The conference, eventually, also aims at linking gender to the question of theatrical production and reception: While early American theatre sought to appeal to the literate and illiterate alike, and did indeed reach broad (though by no means all) sections of the population, it was at the same time contained by a strongly gendered rhetoric of religious censorship. The highly visible status of the gendered body in performance turned the theatre into an exemplary space for the assertion of cultural anxieties related to (sexual) pleasure—and thus, provided a vocabulary of deviance that ranged from licentious players to enraptured audiences.

In line with the general theme of the conference, possible contributions could consider the politics and polemics of gender in the following areas of inquiry (but also in other areas not listed here):

  • Public Sphere: In what ways did theatre constitute a public, or even a counterpublic sphere, and how is a theatrical public different from a print public? Who had access to theatrical publics and who did not? What kinds of public debate, argument, and polemic did the theatre enable? How is theatre related to propaganda efforts?
  • Nationalism/Patriotism: How did the theatre contribute to the articulation of a specifically ‘American’ national consciousness or cultural imaginary? In what ways did the theatre dispute – and renounce – Britishness vis-à-vis the emerging nation?
  • Aesthetics: How did early American theatre negotiate the influence of European, and particularly British, aesthetics? And how did theatrical aesthetics relate to its material production context (limited funds, traveling companies, religious censorship)?
  • Transnationalism/Transatlantic Exchange: In what ways was early American theatre embedded in the transatlantic exchange of goods, money, ideas, and human beings? How did early American plays/playwrights/theatre companies travel abroad, and how did British plays/playwrights/theatre companies travel to America?
  • Performance Cultures: What was the cultural and social status of actors and actresses, playwrights, or theatre managers? In what ways did gender affect the politics of early American stardom? What was the influence of all-male Masonic lodges on theatrical productions?
  • Political Theory: How did theatre impact on the construction of the modern national citizen-subject? In what ways were such diverse notions as egalitarianism, individualism, common sense, liberalism, or imperialism contemplated in early American theatre?
  • Race and Ethnicity: In what ways were African Americans or Native Americans represented on the stage? What kind of access did non-white populations have to the theatre? And how can scholars uncover and delve into archives of non-white, non-European performance cultures?
  • Immigration: In how far did theatre reflect the growing importance of immigration in American cultural history? Which immigrant nationalities featured in the plays and which kinds of representations were offered (development of national stock characters, processes of othering, etc.)?
  • Queer theory: What role did homosociality play in the nation-building process? In what ways did early dramatic texts represent male-male relations? In how far can these texts be read through a queer lens?
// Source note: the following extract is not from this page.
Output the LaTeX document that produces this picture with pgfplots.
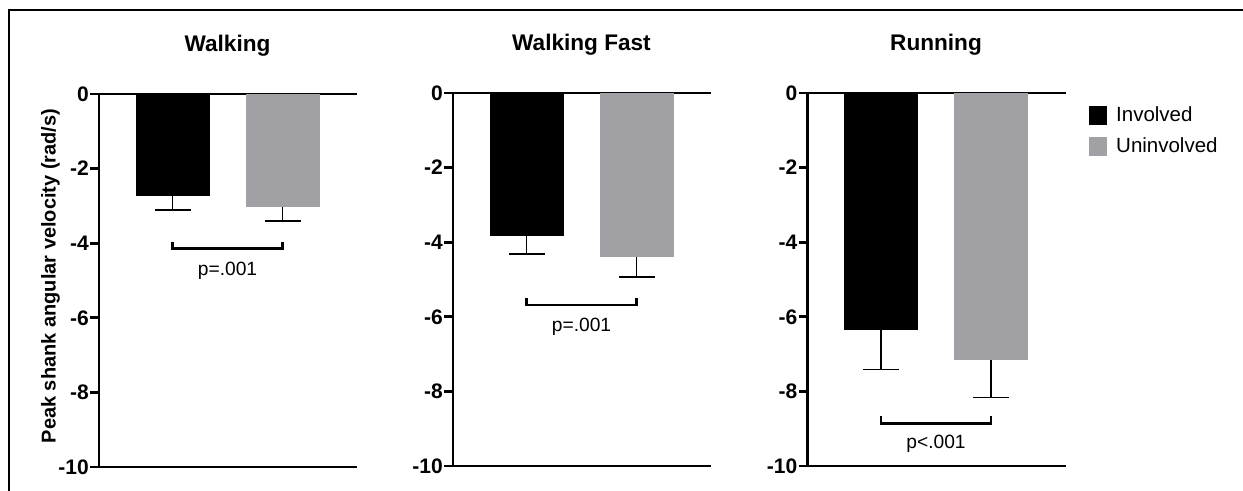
\documentclass[border=0pt]{standalone}
\usepackage{pgfplots}
\pgfplotsset{compat=1.18}
\usepackage{fontspec}
\setmainfont{Liberation Sans}

\definecolor{involved}{RGB}{0,0,0}
\definecolor{uninvolved}{RGB}{161,161,165}

\tikzset{ptext/.style={font=\fontsize{9.6}{11}\selectfont, inner sep=0pt}}
\newcommand{\tl}[1]{\mbox{\fontsize{10.5}{12}\selectfont\bfseries #1}}

\pgfplotsset{
  panel/.style={
    scale only axis, width=128.5pt, height=186.5pt,
    anchor=south west,
    xmin=0.3318, xmax=2.668, ymin=-10, ymax=0,
    axis y line*=left, axis x line*=box,
    xtick=\empty,
    ytick={-10,-8,-6,-4,-2,0},
    yticklabels={\tl{-10},\tl{-8},\tl{-6},\tl{-4},\tl{-2},\tl{0}},
    yticklabel style={inner sep=0.6pt},
    tick align=outside, major tick length=4.3pt,
    tick style={line width=1.35pt, black},
    axis line style={line width=1.35pt, line cap=rect},
    title style={at={(axis description cs:0.5,1)}, anchor=base, yshift=15.4pt,
      inner sep=0pt, font=\bfseries\fontsize{11.3}{13}\selectfont},
    clip=false,
  },
  meanbar/.style={ybar, bar width=0.6727, bar shift=0pt, draw=none, fill=#1,
    error bars/y dir=minus, error bars/y explicit,
    error bars/error bar style={line width=0.75pt, black},
    error bars/error mark options={rotate=90, mark size=9pt, line width=0.75pt, black}},
  bracket/.style={black, line width=1.35pt, mark=none, line join=miter},
}

\begin{document}
\begin{tikzpicture}
\path[use as bounding box] (0,0) rectangle (621.5pt,245.5pt);
% frame around the figure
\draw[line width=1pt] (4.5pt,0) -- (4.5pt,240.5pt) -- (621.5pt,240.5pt);

\node[rotate=90, font=\bfseries\fontsize{10}{12}\selectfont] at (25.25pt,107.5pt)
  {Peak shank angular velocity (rad/s)};

% Walking
\begin{axis}[panel, at={(49.5pt,12pt)}, title={Walking}]
\addplot[meanbar=involved] coordinates {(1,-2.73) +- (0,0.38)};
\addplot[meanbar=uninvolved] coordinates {(2,-3.04) +- (0,0.36)};
\addplot[bracket] coordinates {(1,-3.96) (1,-4.14) (2,-4.14) (2,-3.96)};
\node[ptext] at (axis cs:1.5,-4.73) {p=.001};
\end{axis}

% Walking Fast
\begin{axis}[panel, at={(226.5pt,12.5pt)}, title={Walking Fast}]
\addplot[meanbar=involved] coordinates {(1,-3.83) +- (0,0.49)};
\addplot[meanbar=uninvolved] coordinates {(2,-4.40) +- (0,0.53)};
\addplot[bracket] coordinates {(1,-5.49) (1,-5.68) (2,-5.68) (2,-5.49)};
\node[ptext] at (axis cs:1.5,-6.26) {p=.001};
\end{axis}

% Running
\begin{axis}[panel, at={(403.75pt,12.5pt)}, title={Running},
  legend style={at={(axis description cs:1.0953,0.965)}, anchor=north west,
    draw=none, fill=none, inner sep=0pt, row sep=6pt,
    font=\fontsize{10.25}{12}\selectfont, nodes={inner sep=0pt},
    /tikz/every odd column/.append style={column sep=4.5pt}},
  legend cell align=left]
\addplot[meanbar=involved, forget plot] coordinates {(1,-6.35) +- (0,1.06)};
\addplot[meanbar=uninvolved, forget plot] coordinates {(2,-7.16) +- (0,1.00)};
\addplot[bracket, forget plot] coordinates {(1,-8.66) (1,-8.86) (2,-8.86) (2,-8.66)};
\node[ptext] at (axis cs:1.5,-9.41) {p<.001};
\addlegendimage{legend image code/.code={\fill[involved] (0pt,-4.5pt) rectangle (8.5pt,4.5pt);}}
\addlegendentry{Involved}
\addlegendimage{legend image code/.code={\fill[uninvolved] (0pt,-4.5pt) rectangle (8.5pt,4.5pt);}}
\addlegendentry{Uninvolved}
\end{axis}
\end{tikzpicture}
\end{document}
  • Social class: How did the theatre depict and/or enact class distinctions in what was nominally an egalitarian nation? In what ways did gender politics affect the performative construction of distinct classes with particular social habits?
  • Authorship: What was the role of female playwrights in early American society? How did individual authors negotiate their authorial status in their plays? How can we account for anonymous authorship?
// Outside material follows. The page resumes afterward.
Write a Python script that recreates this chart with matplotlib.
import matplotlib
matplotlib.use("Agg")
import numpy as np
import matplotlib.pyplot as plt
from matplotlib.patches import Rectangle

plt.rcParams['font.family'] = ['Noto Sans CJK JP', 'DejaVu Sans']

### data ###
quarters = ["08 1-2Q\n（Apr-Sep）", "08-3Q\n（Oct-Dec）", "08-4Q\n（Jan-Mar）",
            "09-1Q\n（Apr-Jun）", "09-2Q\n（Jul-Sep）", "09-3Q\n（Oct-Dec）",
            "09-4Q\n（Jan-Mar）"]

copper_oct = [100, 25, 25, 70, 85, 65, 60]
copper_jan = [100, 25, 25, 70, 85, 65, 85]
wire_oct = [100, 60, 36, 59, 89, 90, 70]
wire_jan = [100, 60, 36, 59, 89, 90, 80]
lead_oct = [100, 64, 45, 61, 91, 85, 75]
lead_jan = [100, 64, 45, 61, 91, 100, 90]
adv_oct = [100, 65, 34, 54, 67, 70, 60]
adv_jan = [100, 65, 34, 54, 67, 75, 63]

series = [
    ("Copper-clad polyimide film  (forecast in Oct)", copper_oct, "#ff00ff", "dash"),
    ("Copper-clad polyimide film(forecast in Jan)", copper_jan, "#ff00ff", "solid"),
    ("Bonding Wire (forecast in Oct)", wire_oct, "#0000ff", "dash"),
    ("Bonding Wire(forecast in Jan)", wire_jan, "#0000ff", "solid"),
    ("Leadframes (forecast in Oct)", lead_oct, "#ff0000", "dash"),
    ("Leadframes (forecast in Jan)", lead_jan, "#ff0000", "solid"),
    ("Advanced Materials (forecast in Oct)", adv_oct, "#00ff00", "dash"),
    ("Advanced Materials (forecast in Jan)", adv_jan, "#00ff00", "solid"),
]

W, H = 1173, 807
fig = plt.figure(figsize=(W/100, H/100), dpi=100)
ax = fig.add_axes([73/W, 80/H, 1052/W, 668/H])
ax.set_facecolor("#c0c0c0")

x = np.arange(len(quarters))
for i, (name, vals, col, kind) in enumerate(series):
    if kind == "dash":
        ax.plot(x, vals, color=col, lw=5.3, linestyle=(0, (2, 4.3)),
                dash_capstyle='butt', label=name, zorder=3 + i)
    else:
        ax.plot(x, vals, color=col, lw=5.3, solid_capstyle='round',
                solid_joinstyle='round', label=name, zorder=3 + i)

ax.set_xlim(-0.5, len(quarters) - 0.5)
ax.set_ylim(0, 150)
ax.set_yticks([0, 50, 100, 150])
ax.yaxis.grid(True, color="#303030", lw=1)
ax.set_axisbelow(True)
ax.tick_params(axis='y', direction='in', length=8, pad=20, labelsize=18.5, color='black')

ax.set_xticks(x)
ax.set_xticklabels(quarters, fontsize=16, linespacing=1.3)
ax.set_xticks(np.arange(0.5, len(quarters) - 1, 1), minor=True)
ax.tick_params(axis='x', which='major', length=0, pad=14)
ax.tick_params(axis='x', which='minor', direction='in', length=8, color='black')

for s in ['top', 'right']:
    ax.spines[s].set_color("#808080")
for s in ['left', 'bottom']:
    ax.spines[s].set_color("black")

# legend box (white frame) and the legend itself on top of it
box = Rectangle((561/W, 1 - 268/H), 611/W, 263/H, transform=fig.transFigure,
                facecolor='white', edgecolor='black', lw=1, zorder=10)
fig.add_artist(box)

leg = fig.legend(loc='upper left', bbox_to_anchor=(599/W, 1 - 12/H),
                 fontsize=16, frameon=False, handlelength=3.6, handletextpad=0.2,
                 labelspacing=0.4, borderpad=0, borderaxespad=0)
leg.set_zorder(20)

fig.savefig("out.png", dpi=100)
  • Reception: How did different audiences react to different plays? What was the importance of local infrastructure to theatrical production? What was the public discourse about the theatre (financial, religious, aesthetic, nationalist, etc.), and who shaped it?
  • Rhetoric: In what ways were the plays infused by a gendered rhetoric? Were favored genres of dispute, above all the satire, openly polemical or clandestinely querulous?